Clearly, this is not put forward as a fully baked theory of human nature. As Pierre Hadot pointed out, “… it does not occur to Aristotle to found an individual ethics with no relation to the city.”
Instead, in the Nicomachean Ethics, he addresses politicians and legislators in order to form their judgment, by describing to them the various aspects of man’s virtue and happiness and thus teaching them to legislate in such a way as to give the citizens the possibility of practicing the virtuous life. (What Is Ancient Philosophy?, 90)
Therefore, it would be a mistake to say that Aristotle has a theory of human nature and thus try to derive his politics as an extension of the theory. That is not the actual order in which the book proceeds. Rather, Aristotle is explicitly working in the other direction — what makes a good community (a city-state), and what is required ethically of the individuals who are its citizens and governors? At minimum, citizens must agree that virtue, justice, the good, and human happiness are desirable outcomes for any political community. But as a politician and a citizen, these discussions should never be untethered from the particular circumstances in which the concepts need to be enacted.
It is important to bear in mind that these metaphysical discussions are not irrelevant to politics. By “postponing” or “saving for later” these discussions, Aristotle is keeping them close. They remain relevant but unanswerable at the level of an “outline”, which is how he positions the discussion throughout Book 1 and the beginning of Book 2. By sketching the outline of an art of politics, Aristotle insists that these concepts are essential to the practical work, though this outline is not the time nor place to define them.
What is the point then of NE? It is, I believe, fairly straightforward. The virtues he covers are the values that one must enact in any given political and moral circumstance. He’s teaching his listeners how to activate virtues circumstantially, and this activation typically involves finding the “mean” between excessive and deficient behavior. If “correct reason” is anything at all, it is this cultivated and habituated ability to find the right values to apply to any given situation.
As an example, Aristotle tackles this problem in his discussion of homonia in Book 9, Chapter 6. It is important that homonia is discussed within Aristotle’s lengthy discussion of “friendship” as a virtue. Much of his discussion is at attempt to extend the virtue of friendship beyond people who know each other. In doing so, he arrives at virtues such as “good will” (essentially a disposition to be friends with unknown others) and homonia.
Bartlett and Collins translate homonia as “like-mindedness”. It is clear to Aristotle that like-mindedness does not mean that everyone holds the “same opinions” nor that they share the same beliefs about “things in the heavens.” Rather, political homonia is about agreement on the big issues facing the body politic and that we should be disposed to each other as “friends” in the resolve to address those issues to the benefit of the city as a collection of individuals striving for their own eudaemonia.
… cities are like-minded whenever people are of the same judgment concerning what is advantageous, choose the same things, and do what has been resolved in common. It is about matters of action, therefore, that people agree, and in particular about what is of great import and admits of belonging to both parties or to all involved. (9.6, 1166)

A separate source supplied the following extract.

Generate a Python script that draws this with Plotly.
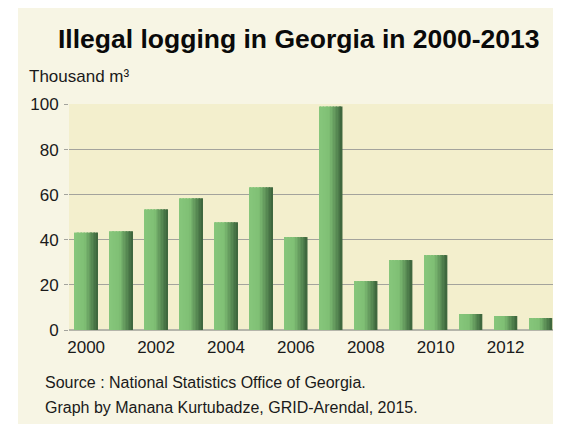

Aristotle concludes this thought with “Like-mindedness, therefore, appears to be political friendship.” Thus politics (and therefore justice and promotion of the good of the city’s inhabitants) will be about the ability to activate values (virtues) that are essential to the health of the polity without founding those values on dogma and rigid definitions of what good is, what justice is and what happiness is. The activation of the values will drive the discussions. In short, one must bring agreed upon values to the discussions rather than dogmatic truths.